Our opinion not good enough
The book of Proverbs is uncompromising. A gut feeling is not good enough. “The way of a fool is right in his own eyes: but he that hearkeneth unto counsel is wise” (Prov. 12:15). “All the ways of a man are clean in his own eyes.” “There is a way that seemeth right unto a man, but the end thereof are the ways of death” (16:2,25). These perceptive proverbs are very important. Let us not rely on what is right in our own eyes. We are given much ‘counsel’ and guidance in the Bible about living to please God.
Jesus was asked this question: “What shall we do, that we might work the works of God?” In other words, how shall we live in a way to please God? The Master gave a simple, clearanswer: “This is the work of God, that ye believe on him whom he hath sent” (John 6:28,29). We live to please God only if we believe in Jesus His beloved Son, the lifegiver, and follow his way of life. As Jesus said on another occasion, “According to your faith [belief in me] be it unto you” (Matt. 9:29).
Jesus gives life
Just as in Palestine when Jesus was teaching, there is hardly anyone in the Caribbean today who doesn’t believe in God. But it is just as difficult for Jesus’ teaching about living to please God to get a hearing here today as it was then!

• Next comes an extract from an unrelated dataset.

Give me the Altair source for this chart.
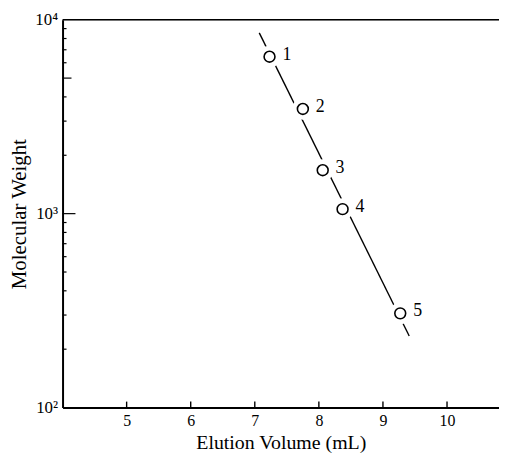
import altair as alt
import pandas as pd

# data
pt_x = [7.23, 7.75, 8.06, 8.37, 9.27]
pt_y = [6445, 3467, 1675, 1055, 306]
pt_lab = ["1", "2", "3", "4", "5"]
fit_x = [7.07, 9.41]
fit_y = [8550, 234]
x_ticks = [5, 6, 7, 8, 9, 10]
y_labels = [100, 1000, 10000]
y_minor = [200, 300, 400, 500, 600, 700, 800, 900, 2000, 3000, 4000, 6000, 7000, 8000, 9000]
y_mid = [5000]
y_major = [1000]

W, H = 440, 391
FONT = "Liberation Serif"

pts = pd.DataFrame({"x": pt_x, "y": pt_y, "lab": pt_lab})
fit = pd.DataFrame({"x": fit_x, "y": fit_y})

xs = alt.Scale(domain=[4, 4 + W / 64.6], nice=False, zero=False)
ys = alt.Scale(type="log", domain=[100, 10000], nice=False)

x_axis = alt.Axis(values=x_ticks, format="d", ticks=False, tickSize=0, grid=False,
                  domainColor="black", domainWidth=2, labelFont=FONT, labelFontSize=16,
                  labelColor="black", labelPadding=5, title="Elution Volume (mL)",
                  titleFont=FONT, titleFontSize=20, titleFontWeight="normal",
                  titleColor="black", titleX=W / 2, titleY=41, titleBaseline="alphabetic")
y_axis = alt.Axis(values=y_labels, ticks=False, tickSize=0, grid=False, domainColor="black",
                  domainWidth=2, labelFont=FONT, labelFontSize=17, labelColor="black",
                  labelPadding=5,
                  labelExpr="datum.value == 100 ? '10²' : (datum.value == 1000 ? '10³' : '10⁴')",
                  title="Molecular Weight", titleFont=FONT, titleFontSize=21,
                  titleFontWeight="normal", titleColor="black", titleX=-43, titleY=H / 2,
                  titleBaseline="middle", titleAngle=-90)

base = alt.Chart(pts)

line = alt.Chart(fit).mark_line(color="black", strokeWidth=1.4).encode(
    x=alt.X("x:Q", scale=xs, axis=x_axis),
    y=alt.Y("y:Q", scale=ys, axis=y_axis),
)
mask = base.mark_point(shape="circle", filled=True, fill="white", stroke="white",
                       strokeWidth=0, opacity=1, size=480).encode(
    x=alt.X("x:Q", scale=xs), y=alt.Y("y:Q", scale=ys))
circles = base.mark_point(shape="circle", fill="white", filled=False, stroke="black",
                          strokeWidth=1.6, opacity=1, size=120).encode(
    x=alt.X("x:Q", scale=xs), y=alt.Y("y:Q", scale=ys))
labels = base.mark_text(align="left", baseline="middle", dx=13, dy=-2, font=FONT,
                        fontSize=18, color="black").encode(
    x=alt.X("x:Q", scale=xs), y=alt.Y("y:Q", scale=ys), text="lab:N")

def yticks(vals, length):
    return alt.Chart(pd.DataFrame({"v": vals})).mark_rule(color="black", strokeWidth=1.2).encode(
        y=alt.Y("v:Q", scale=ys), x=alt.value(0), x2=alt.value(length))

xt = alt.Chart(pd.DataFrame({"v": x_ticks})).mark_rule(color="black", strokeWidth=1.4).encode(
    x=alt.X("v:Q", scale=xs), y=alt.value(H), y2=alt.value(H - 6))

top = alt.Chart(pd.DataFrame({"v": [0]})).mark_rule(color="black", strokeWidth=1.5).encode(
    x=alt.value(0), x2=alt.value(W), y=alt.value(0))

chart = alt.layer(
    line, mask, circles, labels,
    yticks(y_minor, 4), yticks(y_mid, 9), yticks(y_major, 13), xt, top,
).properties(
    width=W, height=H,
    autosize=alt.AutoSizeParams(type="none"),
    padding={"left": 55, "top": 10, "right": 0, "bottom": 46},
).configure_view(stroke=None).configure(background="white")

chart.save("out.html", embed_options={"renderer": "svg", "actions": False})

Jesus came to offer eternal life for those who live to please God. He showed that he could give that life by miraculous signs, by raising the dead to life. He said, “Young man, I say unto thee, Arise. And he that was dead sat up” (Luke 7:14,15).
The sad part of the incident recorded in John 6 is that the Jewish church elders who challenged Jesus knew their Bibles well, but were ‘wise in their own eyes.’ As the Lord told them, they were much more concerned about maintaining and justifying their own ‘traditions’ [longstanding traditional interpretations of prophecy and ritual] than believing in the authoritative teaching of the Son of God, backed up as it was by his amazing ‘signs.’ “Ye reject the commandment of God [to love, not hate], that ye may keep your own tradition” (Mark 7:9).
They did their daily Bible readings, they read the Bible every Sabbath day, but they failed to recognize or accept the One whom God so clearly promised in their Bibles. They thought that they were living to please God, but their God was not the God revealed in their Bibles. Their long-cherished traditions had become idols in their hearts (Ezek. 14:4). Jesus caricatured the smug church elder praying to and about himself, looking smugly inward and saying, ‘God, I thank thee…’ (Luke 18:11). O why were they so pious yet so blind? It is such a tragedy when that happens.
Why are we here at this table? “This is the will of him that sent me, that every one which seeth the Son, and believeth on him, may have everlasting life: and I will raise him up at the last day” (John 6:40). Encouraged by that wonderful, marvellous, amazing promise, we draw near to sup together in faith and love, truly living to please God.